1879 bridge abutment, visible from Trust land, but not owned by the Trust

At the workshop, further building improvement and timber store re-organisation are in hand, while the track for “Scaldwell” is firmly boxed in, using donated scalpings. Privately-owned Motor Rail Simplex “Mells” has been thoroughly rubbed down with wet and dry (the team were careful not to let the Chairman near that job, as he is likely to take all the undercoat off, so we’d have to start again).
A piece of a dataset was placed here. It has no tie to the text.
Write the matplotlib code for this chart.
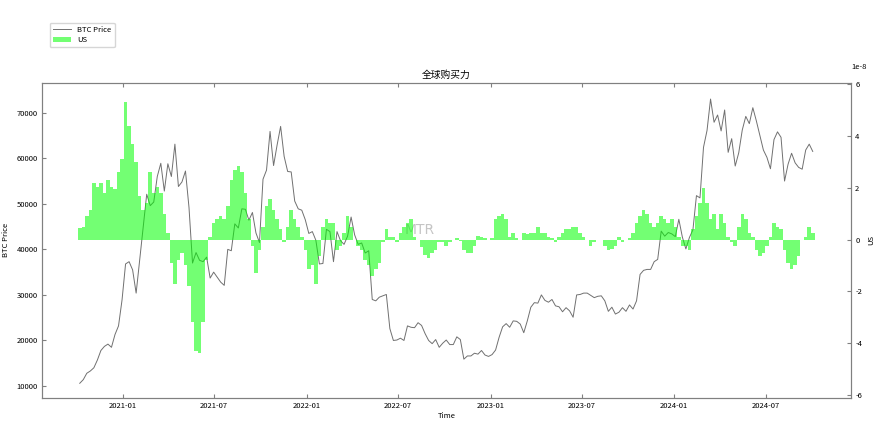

The original cab has also been prepared for painting: this is somewhat cramped (although designed for two, there is really only room for one), but gives the design a quirky charm.

Sanding down the second wagon end (it’s reasonably safe to let the Chairman do this, as it’s a rough job)

Open Wagon 41 is almost through the marathon of getting the floor done (it’s also structural, so is quite a complex fabrication): the curved ends are complete, having each had 10 M16 holes hand-filed (yes, I know we go on about this – but it is so many hard days’ work that a brand new 300mm square file is now worn almost smooth!), and the trapped bolts for the 6 hinges are ready to be welded on. The wagon is in such a cramped space that it will be pretty hard to get the sides assembled – and it will be impossible to open them, as Coach 7 (the tram trailer) is in the way. The GER freight grey paint is in hand, and we can begin to believe that we can see the end of this project.

Welding Wagon 41

Meanwhile, at the SOLD workshop in Lowestoft, Van 40’s sliding doors are being fitted on their tracks, so that, with the floor fitted as well, painting (crimson lake) can be completed. There will be some cosmetic metalwork to be done by SRT volunteers, but all the hard work on the hardwood body has been done by SOLD.
Once these two wagons are complete (the air brakes and chopper couplings are another, future, project), the Trust will have to take stock of where to go next. The Brake Composite Balcony Coach No 8 is the last vehicle currently planned for the Heritage Train, but there is simply not the space (or the funding) to do this at the moment. It may prove necessary (depending on developments at Southwold and elsewhere) to provide a temporary simple passenger coach on another Royal Naval underframe, before the replica coach is tackled. We know this can be done, as a similar coach has been running at the WHHR for many years.

Fixing the two-inch-thick floor boards for Wagon 41


Negotiations are in hand to purchase the land at Southwold for the “Steam Works” Project – a great deal more funding will be required to complete the site, with its visitor centre, workshop, shop, museum, and 22-chains of track in two gauges. It has proven very hard to organise the move to Suffolk of Peckett locomotive “Scaldwell”, because of its weight, its value (it is remarkably complete), and because of the cramped conditions for both uplift and set-down – but it will happen – we hope, sooner rather than later.
Our own Model Show at St. Edmund’s Hall in Southwold, on April 29th, will open from 10 till 4, and promises to be as successful as past shows. Narrow gauge and light railway layouts will be joined by some nostalgic 3-rail Hornby Dublo, which older readers may well remember from the 1950s.